Lone Survivor

MPAA Rating: R

Entertainment: +3

Content: -4

Mark Wahlberg, Taylor Kitsch, Emile Hirsch. Wartime docudrama. Written by Peter Berg, Marcus Luttrell, Patrick Robinson. Directed by Peter Berg.

FILM SYNOPSIS: Based on the failed June 28, 2005 mission “Operation Red Wings,” four members of SEAL Team 10 were tasked with the mission to capture or kill notorious Taliban leader Ahmad Shahd. The story is taken from the book by the lone survivor, Marcus Luttrell.

PREVIEW REVIEW: This past month the biggest contenders for Oscar’s attention flooded movie theaters. Most of these new releases bombarded filmgoers with the excesses I’m surprised didn’t garner them an NC-17. But the content blitzkrieg isn’t over. In fact, the trend towards harsher content may be gearing up, as evidenced by a new war film that would have unnerved George Patton. And while I understand that today’s cinema attendee now demands “realism” in his war movies, I can’t imagine that anyone would think a night out with the Lone Survivor would somehow relieve the stresses of the day. Indeed, because our senses are so badly assaulted by this film experience, I’m not sure you could count this one as entertainment. It’s more like a civic duty.

That said, I find no other complaint with this film other than its visceral excesses. It does give an honest, focused portrait of the U.S. solider.

The story concerns a mission in Afghanistan that went horrifyingly wrong for Marcus Luttrell (Mark Wahlberg) and his fellow SEALs. While it’s not a character study so much as a look at the terror our troops endure when in combat, Lone Survivor does successfully give us a peak into the nature of these rather extraordinary men who protect our freedom and attempt to bring justice to other nations. And although we have to endure 2 ½ hours of armrest-grabbing realism, (it’s as realistic as Hollywood can produce without actually having someone from the wings shooting at the audience), this depiction of wartime combat also incorporates questions of right and wrong soldiers address while preparing for battle. The film’s protagonists face a moral dilemma which will affect their lives. This is so strongly presented in the film that audience members will most likely be haunted with the realization of what our fighting men and women endure.

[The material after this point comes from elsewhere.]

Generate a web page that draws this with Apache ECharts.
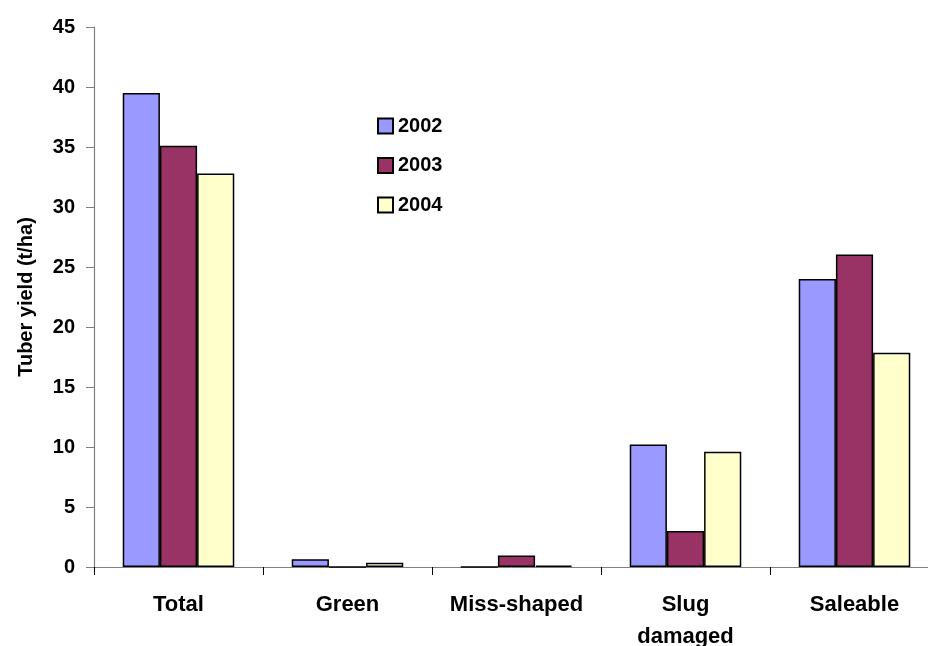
<!DOCTYPE html>
<html>
<head>
<meta charset="utf-8">
<script src="https://cdn.jsdelivr.net/npm/echarts@6/dist/echarts.min.js"></script>
<style>
html,body{margin:0;padding:0;background:#fff;overflow:hidden;}
#chart{width:928px;height:646px;}
</style>
</head>
<body>
<div id="chart"></div>
<script>
var categories = ['Total', 'Green', 'Miss-shaped', 'Slug\ndamaged', 'Saleable'];
var seriesNames = ['2002', '2003', '2004'];
var values2002 = [39.5, 0.65, 0, 10.2, 24.0];
var values2003 = [35.1, 0, 0.95, 3.0, 26.05];
var values2004 = [32.8, 0.35, 0.12, 9.6, 17.85];
var yTicks = [0, 5, 10, 15, 20, 25, 30, 35, 40, 45];
var colors = ['#9999FF', '#993366', '#FFFFCC'];

var font = 'Liberation Sans, Arial, sans-serif';
var chart = echarts.init(document.getElementById('chart'), null, {renderer: 'canvas'});
var data = [values2002, values2003, values2004];
var series = seriesNames.map(function (n, i) {
  return {
    name: n,
    type: 'bar',
    data: data[i],
    barGap: '0%',
    barCategoryGap: '34%',
    itemStyle: {color: colors[i], borderColor: '#000', borderWidth: 1.5},
    emphasis: {disabled: true}
  };
});
chart.setOption({
  animation: false,
  backgroundColor: '#fff',
  textStyle: {fontFamily: font},
  grid: {left: 94, width: 845, top: 27, bottom: 79, containLabel: false, outerBoundsMode: 'none'},
  legend: {
    orient: 'vertical',
    left: 377,
    top: 116,
    padding: 0,
    icon: 'rect',
    itemWidth: 15,
    itemHeight: 15,
    itemGap: 19.5,
    data: seriesNames,
    textStyle: {fontFamily: font, fontWeight: 'bold', fontSize: 20, color: '#000', lineHeight: 20}
  },
  xAxis: {
    type: 'category',
    data: categories,
    axisLine: {lineStyle: {color: '#808080', width: 1}},
    axisTick: {show: true, length: 8, alignWithLabel: false, lineStyle: {color: '#000'}},
    axisLabel: {fontFamily: font, fontWeight: 'bold', fontSize: 22, color: '#000', lineHeight: 32, margin: 22, interval: 0}
  },
  yAxis: {
    type: 'value',
    min: yTicks[0],
    max: yTicks[yTicks.length - 1],
    interval: 5,
    name: 'Tuber yield (t/ha)',
    nameLocation: 'middle',
    nameGap: 58,
    nameRotate: 90,
    nameTextStyle: {fontFamily: font, fontWeight: 'bold', fontSize: 20, color: '#000'},
    axisLine: {show: true, lineStyle: {color: '#808080', width: 1.2}},
    axisTick: {show: true, length: 8, lineStyle: {color: '#808080'}},
    axisLabel: {fontFamily: font, fontWeight: 'bold', fontSize: 20, color: '#000', margin: 19},
    splitLine: {show: false}
  },
  series: series
});
</script>
</body>
</html>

Pictures such as Lone Survivor remind viewers that are no winners by war’s end. Just those left scared and those left dead. My trouble with Hollywood’s attempt at moralizing within this genre is that those making films about military action generally aim their “war-is-folly” message at those who have answered the call, rather than the villains who started the ruckus. In their defense, there’s not much filmmakers can do about getting the Taliban to view their war-is-not-the-answer movies. But filmmakers sometimes forget that occasionally “there is a time for war.”

As I analyze this motion picture, I keep coming back to its graphicness. If using such explicit language and violent visuals were the exception rather than the rule to movies, it might have an important impact on the viewer. But our entertainment mediums tend to use more graphic content no matter the outlet and no matter the genre. The cinema was once used effectively as an illusionary art form meant to suggest and imply. Those days are gone. Brutal action and profane language is no longer the exception to the rule.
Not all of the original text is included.